Wednesday, June 17, 2009, Federal Reserve Chairman Ben Bernanke gave a speech outlining the importance of CDFIs to our economic recovery and announced that new funds will be allocated to the program in 2009 and 2010. Bernanke stated that unlike many large scale centralized community development programs of the past, CDFIs have been successful precisely because they are grass roots local programs that can be as flexible as their community needs require.
There are over 1,000 certified CDFIs in the
According to Mark Pinsky, president and CEO of the Opportunity Finance Network, an organization of CDFIs:
“CDFIs work just outside the margins of conventional markets, opening doors for the opportunity markets we serve. Today in a real-world, real-time stress test, CDFIs are recognized as knowing how to lend in distressed markets in turbulent times.
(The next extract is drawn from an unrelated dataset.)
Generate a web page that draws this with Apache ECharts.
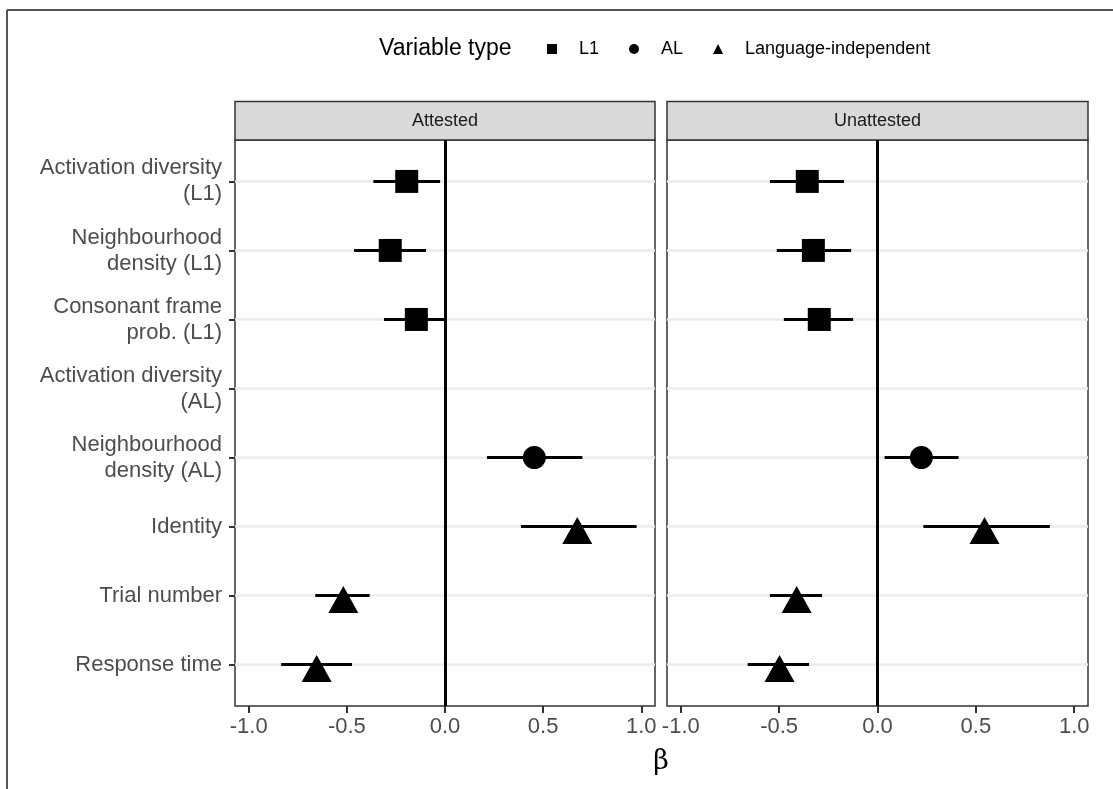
<!DOCTYPE html>
<html>
<head>
<meta charset="utf-8">
<script src="https://cdn.jsdelivr.net/npm/echarts@6/dist/echarts.min.js"></script>
<style>
  html, body { margin: 0; padding: 0; background: #fff; }
  #chart { width: 1113px; height: 789px; }
</style>
</head>
<body>
<div id="chart"></div>
<script>
  // rows, top to bottom
  var categories = [
    'Activation diversity\n(L1)',
    'Neighbourhood\ndensity (L1)',
    'Consonant frame\nprob. (L1)',
    'Activation diversity\n(AL)',
    'Neighbourhood\ndensity (AL)',
    'Identity',
    'Trial number',
    'Response time'
  ];
  var varTypes = ['L1', 'L1', 'L1', 'AL', 'AL', 'Language-independent', 'Language-independent', 'Language-independent'];
  var panels = ['Attested', 'Unattested'];
  var xTicks = [-1, -0.5, 0, 0.5, 1];

  // Attested: estimate and interval
  var attEst = [-0.195, -0.279, -0.146, null, 0.455, 0.674, -0.518, -0.654];
  var attLo  = [-0.365, -0.464, -0.311, null, 0.214, 0.387, -0.661, -0.835];
  var attHi  = [-0.025, -0.097, -0.003, null, 0.700, 0.976, -0.384, -0.474];

  // Unattested: estimate and interval
  var unaEst = [-0.357, -0.326, -0.296, null, 0.223, 0.544, -0.411, -0.498];
  var unaLo  = [-0.547, -0.512, -0.476, null, 0.036, 0.233, -0.547, -0.660];
  var unaHi  = [-0.170, -0.134, -0.124, null, 0.412, 0.876, -0.282, -0.348];

  var FONT = 'Liberation Sans, Arial, Helvetica, sans-serif';
  var shapes = {
    'L1': { symbol: 'rect', size: 23, offset: [0, 0] },
    'AL': { symbol: 'circle', size: 23, offset: [0, 0] },
    'Language-independent': { symbol: 'triangle', size: [30, 27], offset: [0, 4] }
  };

  var myChart = echarts.init(document.getElementById('chart'), null, { renderer: 'canvas' });

  var grids = [
    { left: 235, top: 140, width: 420, height: 566 },
    { left: 667, top: 140, width: 421, height: 566 }
  ];

  var xAxes = [], yAxes = [], series = [], graphics = [];
  var panelData = [[attEst, attLo, attHi], [unaEst, unaLo, unaHi]];

  grids.forEach(function (g, p) {
    g.show = true;
    g.borderColor = '#333333';
    g.borderWidth = 1.5;
    g.backgroundColor = '#ffffff';
    g.containLabel = false;

    xAxes.push({
      type: 'value', gridIndex: p, min: -1.07, max: 1.07,
      axisLine: { show: false, onZero: false },
      splitLine: { show: false },
      axisTick: { show: true, length: 7, customValues: xTicks, lineStyle: { color: '#333333', width: 2 } },
      axisLabel: {
        customValues: xTicks, margin: 10, color: '#4D4D4D', fontSize: 22, fontFamily: FONT,
        formatter: function (v) { return v.toFixed(1); }
      }
    });

    yAxes.push({
      type: 'value', gridIndex: p, min: 0.4, max: 8.6, inverse: true,
      axisLine: { show: false, onZero: false },
      axisTick: {
        show: p === 0, length: 6,
        customValues: [1, 2, 3, 4, 5, 6, 7, 8],
        lineStyle: { color: '#333333', width: 2 }
      },
      splitLine: { show: true, lineStyle: { color: '#EBEBEB', width: 2.5 } },
      axisLabel: {
        show: p === 0, customValues: [1, 2, 3, 4, 5, 6, 7, 8],
        margin: 13, color: '#4D4D4D', fontSize: 22, fontFamily: FONT, lineHeight: 26, align: 'right',
        formatter: function (v) { return categories[Math.round(v) - 1] || ''; }
      }
    });

    var est = panelData[p][0], lo = panelData[p][1], hi = panelData[p][2];

    // error bars + zero line
    var barData = [];
    est.forEach(function (e, i) {
      if (e !== null) barData.push([lo[i], hi[i], i + 1]);
    });
    series.push({
      type: 'custom', xAxisIndex: p, yAxisIndex: p, silent: true,
      encode: { x: [0, 1], y: 2 },
      data: barData,
      renderItem: function (params, api) {
        var a = api.coord([api.value(0), api.value(2)]);
        var b = api.coord([api.value(1), api.value(2)]);
        return {
          type: 'line',
          shape: { x1: a[0], y1: a[1], x2: b[0], y2: b[1] },
          style: { stroke: '#000', lineWidth: 3 }
        };
      },
      markLine: {
        silent: true, symbol: 'none', label: { show: false },
        lineStyle: { color: '#000', width: 3, type: 'solid' },
        data: [{ xAxis: 0 }]
      },
      z: 2
    });

    // points, one series per variable type
    ['L1', 'AL', 'Language-independent'].forEach(function (t) {
      var pts = [];
      est.forEach(function (e, i) {
        if (e !== null && varTypes[i] === t) pts.push([e, i + 1]);
      });
      series.push({
        name: t, type: 'scatter', xAxisIndex: p, yAxisIndex: p,
        symbol: shapes[t].symbol, symbolSize: shapes[t].size, symbolOffset: shapes[t].offset,
        itemStyle: { color: '#000', opacity: 1 },
        data: pts, z: 3
      });
    });

    // facet strip
    graphics.push({
      type: 'rect',
      shape: { x: g.left, y: 101.5, width: g.width, height: 38.5 },
      style: { fill: '#D9D9D9', stroke: '#333333', lineWidth: 1.5 }
    });
    graphics.push({
      type: 'text', x: g.left + g.width / 2, y: 121,
      style: { text: panels[p], fill: '#1A1A1A', font: '18px ' + FONT, align: 'center', verticalAlign: 'middle' }
    });
  });

  // outer frame and axis title
  graphics.push({ type: 'line', shape: { x1: 7, y1: 10, x2: 1113, y2: 10 }, style: { stroke: '#555555', lineWidth: 2 } });
  graphics.push({ type: 'line', shape: { x1: 7, y1: 10, x2: 7, y2: 789 }, style: { stroke: '#555555', lineWidth: 2 } });
  graphics.push({
    type: 'text', x: 661, y: 762,
    style: { text: 'β', fill: '#000', font: '27px DejaVu Serif, Liberation Serif, serif', align: 'center', verticalAlign: 'middle' }
  });

  myChart.setOption({
    animation: false,
    title: {
      text: 'Variable type', left: 374, top: 32,
      textStyle: { color: '#000', fontSize: 23, fontWeight: 'normal', fontFamily: FONT }
    },
    legend: {
      left: 542, top: 35,
      itemWidth: 10, itemHeight: 10, itemGap: 30,
      selectedMode: false,
      data: [
        { name: 'L1', icon: 'rect' },
        { name: 'AL', icon: 'circle' },
        { name: 'Language-independent', icon: 'triangle' }
      ],
      textStyle: { color: '#000', fontSize: 18, fontFamily: FONT, padding: [0, 0, 0, 17] }
    },
    grid: grids,
    xAxis: xAxes,
    yAxis: yAxes,
    series: series,
    graphic: graphics
  });
</script>
</body>
</html>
Chairman Bernanke made the point emphatically this morning. CDFIs are proving ‘good money’ can drive ‘bad money’ out of the marketplace.”
CDFIs operate through a program of the U.S. Department of Treasury. This month (June 2009) the Community Development Financial Institution Fund anticipates awarding $98 million in investments to CDFIs with an additional $63 million in September. The first batch of investments will be made with money from the American Recovery and Reinvestment Act funds. 2009 has been a big year for the program with over three times as much money flowing into the program as in any year since the program began in 1994.
Borrowers should consider CDFI lenders in addition to banks and other lending sources. The Opportunity Finance Network has a lending institution locator where you can find a fund serving your area.
In many cases, a CDFI lender will work with a bank lender to help secure the bank’s first lien interest. The CDFI lender’s loan will be subordinate to the primary lender. This allows a small business to obtain enough debt between the two lenders to achieve their goals while allowing the risk to be spread over two lenders instead of one.
I have been on the front line of the recession helping business owners during the past several years. I have seen first hand several CDFI lending institutions step up to the lending table when no one else would for deserving businesses.
The CDFI program is one of the few federally backed lending programs that work like they should, and it will be instrumental in helping our small businesses recover from the recession.